Technology & Data Policy in Symbiotic Democracy
Core Principle:
Technology and data are treated as shared public infrastructure — developed, owned, and governed by communities. AI and digital tools serve collective intelligence and resilience, not corporate monopolies. Data sovereignty is local-first, but interoperable through shared standards.
How It Works
Community-Owned Tech Infrastructure
Core platforms (communication tools, community databases, voting systems, marketplaces) are cooperatively owned.
Code is open source and maintained by federated developer communities.
Hosting is distributed (community-run servers, decentralized storage) to avoid dependency on single corporations.
Open Community Schema (OCS)
A universal schema for structuring:
Community profiles.
Projects and contributions.
Environmental and economic metrics.
Member skill graphs and trust scores.
Designed for easy ingestion by LLMs so AI can assist in governance, matchmaking, and innovation.
Data Sovereignty & Privacy
Members fully own their personal data, stored in personal data vaults.
They can:
Share selectively with communities.
License anonymized datasets for research or commercial use.
Revoke access at any time.
Communities own their aggregated data as a collective asset.
Ethical AI & Collective Intelligence
AI models are:
Trained on open, community-approved datasets.
Audited for bias and compliance with community values.
AI supports:
Decision-making simulations.
Dispute mediation.
Resource allocation optimization.
Skill and project matching.
IP Tracking & Compensation
Every piece of content, design, or code produced in the community is tokenized and logged.
Smart contracts automatically distribute revenue or recognition when the IP is used externally.
Interoperable Tooling Ecosystem
Communities choose their own tech stack but must follow interoperability standards.
Tools include:
Digital town halls.
Contribution ledgers.
Project planning boards.
Decentralized dispute resolution platforms.
Members can move between communities without losing history, reputation, or IP rights.
Cybersecurity as a Commons
Each community contributes to a shared security network:
Threat intelligence sharing.
Coordinated response to attacks.
Community-wide insurance fund for cyber incidents.

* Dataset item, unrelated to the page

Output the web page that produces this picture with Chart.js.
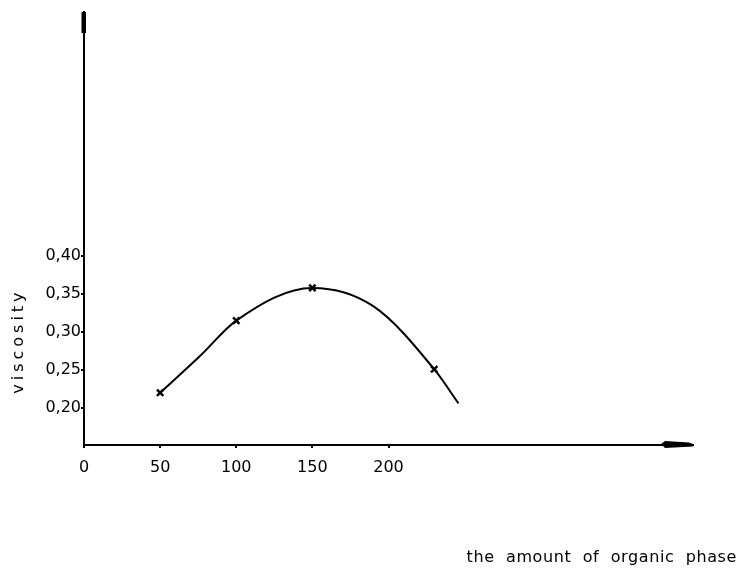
<!DOCTYPE html>
<html>
<head>
<meta charset="utf-8">
<title>viscosity vs organic phase</title>
<script src="https://cdn.jsdelivr.net/npm/chart.js@4/dist/chart.umd.min.js"></script>
<style>
    body { margin: 0; background: #fff; }
    #wrap { width: 739px; height: 569px; position: relative; }
</style>
</head>
<body>
<div id="wrap"><canvas id="viscosityChart"></canvas></div>
<script>
// measured points (the crosses)
const measuredX = [50, 100, 150, 230];
const measuredY = [0.22, 0.315, 0.358, 0.251];

// points
const curveX = [50, 76, 100, 150, 190, 230, 246];
const curveY = [0.22, 0.268, 0.315, 0.358, 0.334, 0.251, 0.206];

const xTicks = [0, 50, 100, 150, 200];
const yTicks = [0.20, 0.25, 0.30, 0.35, 0.40];

const xTitle = 'the  amount  of  organic  phase';
const yTitle = 'viscosity';

const FONT = '"DejaVu Sans", sans-serif';

//! ==================== axis arrows + titles ===========================
const axisDecor = {
    id: 'axisDecor',
    afterDraw(chart) {
        const { ctx, chartArea: a } = chart;
        ctx.save();
        ctx.fillStyle = '#000';

        // thick end of the y axis
        ctx.fillRect(a.left - 2.5, a.top, 4.5, 21);

        // arrow blob at the end of the x axis
        const y = chart.scales.y.getPixelForValue(chart.scales.y.min);
        ctx.beginPath();
        ctx.moveTo(a.right - 32, y - 1);
        ctx.lineTo(a.right - 28, y - 4);
        ctx.lineTo(a.right - 4, y - 2.5);
        ctx.lineTo(a.right, y - 1);
        ctx.lineTo(a.right, y + 1.5);
        ctx.lineTo(a.right - 28, y + 3);
        ctx.closePath();
        ctx.fill();

        // titles
        ctx.font = '16px ' + FONT;
        ctx.textBaseline = 'alphabetic';
        ctx.letterSpacing = '0.6px';
        ctx.textAlign = 'right';
        ctx.fillText(xTitle, chart.width - 2, chart.height - 7);

        ctx.letterSpacing = '4px';
        ctx.translate(a.left - 61, chart.scales.y.getPixelForValue(0.288));
        ctx.rotate(-Math.PI / 2);
        ctx.textAlign = 'center';
        ctx.fillText(yTitle, 0, 0);
        ctx.restore();
    }
};

//! ========================== chart ===================================
const ctx = document.getElementById('viscosityChart').getContext('2d');

new Chart(ctx, {
    type: 'line',
    data: {
        datasets: [{
            data: curveX.map((x, i) => ({ x: x, y: curveY[i] })),
            borderColor: '#000',
            borderWidth: 2,
            cubicInterpolationMode: 'monotone',
            fill: false,
            pointRadius: 0,
            clip: false
        }, {
            data: measuredX.map((x, i) => ({ x: x, y: measuredY[i] })),
            showLine: false,
            pointStyle: 'crossRot',
            pointRadius: 4.5,
            pointBorderColor: '#000',
            pointBorderWidth: 2.5,
            clip: false
        }]
    },
    options: {
        responsive: true,
        maintainAspectRatio: false,
        animation: false,
        layout: { padding: { top: 12, right: 46, left: 0, bottom: 0 } },
        plugins: {
            legend: { display: false },
            tooltip: { enabled: false }
        },
        scales: {
            x: {
                type: 'linear',
                min: 0,
                max: 400,
                afterBuildTicks: s => { s.ticks = xTicks.map(v => ({ value: v })); },
                afterFit: s => { s.height = 124; },
                border: { display: true, color: '#000', width: 2 },
                grid: { drawOnChartArea: false, drawTicks: true, tickLength: 3, color: '#000', lineWidth: 2 },
                ticks: {
                    color: '#000',
                    padding: 10,
                    maxRotation: 0,
                    font: { family: FONT, size: 16 }
                }
            },
            y: {
                type: 'linear',
                min: 0.1513,
                max: 0.721,
                afterBuildTicks: s => { s.ticks = yTicks.map(v => ({ value: v })); },
                afterFit: s => { s.width = 84; },
                border: { display: true, color: '#000', width: 2 },
                grid: { drawOnChartArea: false, drawTicks: true, tickLength: 3, color: '#000', lineWidth: 2 },
                ticks: {
                    color: '#000',
                    padding: 0,
                    font: { family: FONT, size: 16 },
                    callback: v => v.toFixed(2).replace('.', ',')
                }
            }
        }
    },
    plugins: [axisDecor]
});
</script>
</body>
</html>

Tech Literacy as a Core Right
Ongoing education ensures all members can:
Safely use digital tools.
Understand data rights.
Participate in AI-assisted governance.
Tech stewards are elected to help members adapt.
Example in Action
The Health Innovation Community develops a diagnostic AI for rare diseases.
Training data is pooled from multiple health communities via anonymized, consent-based sharing.
The AI is licensed to medical networks under terms that:
Return a percentage of revenue to all contributing communities.
Keep the model open for public healthcare use.
All contributors’ reputations and skills are updated in the federated skill graph, helping them gain future project invites.